Trade union Unite represents 140 crane operators, which it says amounts to 85% of the crane drivers working across the country.
Yesterday it sent a draft industry agreement to the Construction Industry Federation, which represents most of the building industry’s largest companies, as well as to several smaller firms.
The union did not release the submission it sent to the CIF. However, speaking to Fora, Unite regional officer for construction, Tom Fitzgerald, said that the organisation is looking for wage rises of around 10%.
“At the moment there is an industry agreement that crane drivers are paid a minimum of €16.69 an hour,” he said, adding that some get as much as €22 or €23 an hour depending on the circumstances.
“We believe that crane drivers should be earning between €25 and €27 an hour,” he said.
“We took the highest rate in terms of what crane drivers (currently) earn and added 10% to it.
“The reason why it is 10% is because then they would match the highest rates in the construction sector, which are for workers in mechanical grades, like plumbers and welders.”
He added: “We don’t believe that the level of skill and responsibility they need merits anything like €17 per hour, it should be substantially higher. Every time a crane operator does a lift they could kill someone. Any error has serious ramifications.”
The Construction Industry Federation did not respond to a request for comment when contacted by Fora.
Fitzgerald said that the union is not offering incentives, such as increases in worker productivity, in return for the proposed increased pay.
“(Companies) will get the continued undisrupted service of skilled individuals. It’s 2017, there is no basis for any conversation other than pay progression. Workers expect it and employers expect it.”
Asked if he thought that construction companies could afford such wages increases for crane drivers, Fitzgerald said that businesses in the sector could as they have reported increased profits over the last few years.
“There has been nine years of pay stagnation. This is absolutely overdue,” he said.
“We hope that they (the construction industry) will agree but we have legislated for the prospect of industrial action if required.

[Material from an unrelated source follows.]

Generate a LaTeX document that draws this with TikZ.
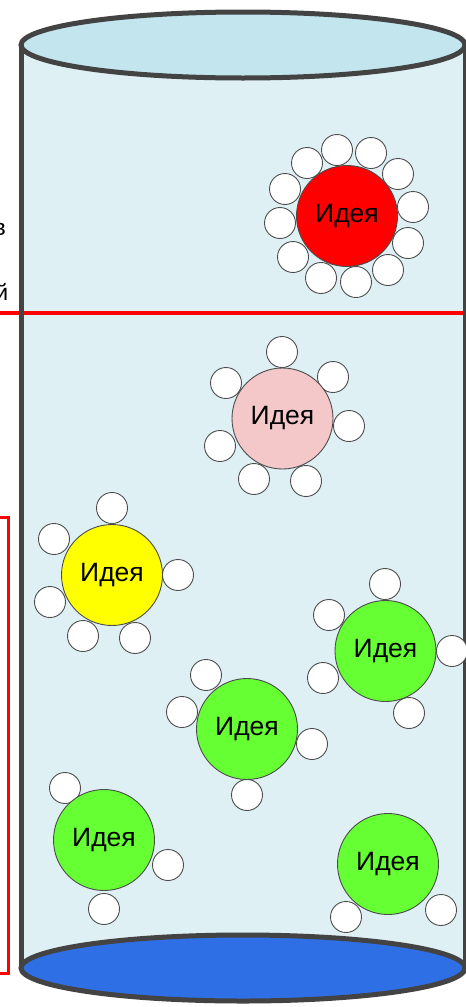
\documentclass[tikz,border=0pt]{standalone}
\usepackage{fontspec}
\setmainfont{Liberation Sans}
\definecolor{wallgray}{HTML}{434343}
\definecolor{bodyfill}{HTML}{DFF0F5}
\definecolor{lidfill}{HTML}{C2E5EE}
\definecolor{basefill}{HTML}{2F6FE6}
\definecolor{ideared}{HTML}{FF0000}
\definecolor{ideapink}{HTML}{F4C7C9}
\definecolor{ideayellow}{HTML}{FFFF00}
\definecolor{ideagreen}{HTML}{66FF33}
\begin{document}
\begin{tikzpicture}[x=1pt,y=-1pt,
  smallc/.style={circle,draw=black!70,line width=0.9pt,fill=white,minimum size=31pt,inner sep=0pt},
  idea/.style={circle,draw=black!70,line width=0.9pt,minimum size=101pt,inner sep=0pt,font=\fontsize{26.5}{30}\selectfont},
  wallline/.style={draw=wallgray,line width=5pt},
  redline/.style={draw=ideared,line width=4.5pt},
  cuttext/.style={anchor=base east,inner sep=0pt,font=\fontsize{23}{27}\selectfont}]
\useasboundingbox (0,0) rectangle (466,1007);
% cylinder body
\fill[bodyfill] (21,45) rectangle (465,968);
\filldraw[fill=basefill,wallline] (243,968) ellipse [x radius=222pt, y radius=33pt];
\filldraw[fill=lidfill,wallline] (243,45) ellipse [x radius=222pt, y radius=33pt];
\coordinate (wl1) at (21,45); \coordinate (wl2) at (21,968);
\coordinate (wr1) at (465,45); \coordinate (wr2) at (465,968);
% red divider
\coordinate (r1) at (-10,313); \coordinate (r2) at (480,313);
\draw[redline] (r1) -- (r2);
\draw[wallline] (wl1) -- (wl2);
\draw[wallline] (wr1) -- (wr2);
% red frame at left
\draw[draw=ideared,line width=3pt] (-20,517) rectangle (8,973);
% cut-off texts
\node[cuttext] (tv) at (6,235) {в};
\node[cuttext] (ty) at (8.5,300) {й};
% red idea
\foreach \x/\y [count=\i] in {337/150,371/153,307/163,398/174,285/189,413/207,280/223,408/243,293/257,388/270,321/278,356/282}
  \node[smallc] (ra\i) at (\x,\y) {};
\node[idea,fill=ideared] (ired) at (347,216) {Идея};
% pink idea
\foreach \x/\y [count=\i] in {282/352,226/383,333/377,349/426,220/446,254/479,306/481}
  \node[smallc] (pa\i) at (\x,\y) {};
\node[idea,fill=ideapink] (ipink) at (282.5,418.5) {Идея};
% yellow idea
\foreach \x/\y [count=\i] in {112/508,54/539,178/575,50/602,83/636,135/638}
  \node[smallc] (ya\i) at (\x,\y) {};
\node[idea,fill=ideayellow] (iyellow) at (112,575) {Идея};
% green 1
\foreach \x/\y [count=\i] in {385/584,329/615,452/651,323/678,409/713}
  \node[smallc] (ga\i) at (\x,\y) {};
\node[idea,fill=ideagreen] (igone) at (385.5,651) {Идея};
% green 2
\foreach \x/\y [count=\i] in {206/675,182/712,312/744,247/795}
  \node[smallc] (gb\i) at (\x,\y) {};
\node[idea,fill=ideagreen] (igtwo) at (247,729) {Идея};
% green 3
\foreach \x/\y [count=\i] in {65/788,168/865,104/909}
  \node[smallc] (gc\i) at (\x,\y) {};
\node[idea,fill=ideagreen] (igthree) at (104,840) {Идея};
% green 4
\foreach \x/\y [count=\i] in {346/917,441/910}
  \node[smallc] (gd\i) at (\x,\y) {};
\node[idea,fill=ideagreen] (igfour) at (388,864) {Идея};
\end{tikzpicture}
\end{document}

Unite, which has a large UK operation, has also recently submitted pay claims for crane drivers in the UK.
Over 50 crane drivers who are Unite union members there rejected an offer of a 3% pay rise from their employer, building firm HTC Wolffkran. The union is now balloting its UK members for industrial action.
Many Irish industries have already faced industrial action as the economy recovers and workers seek wage increases.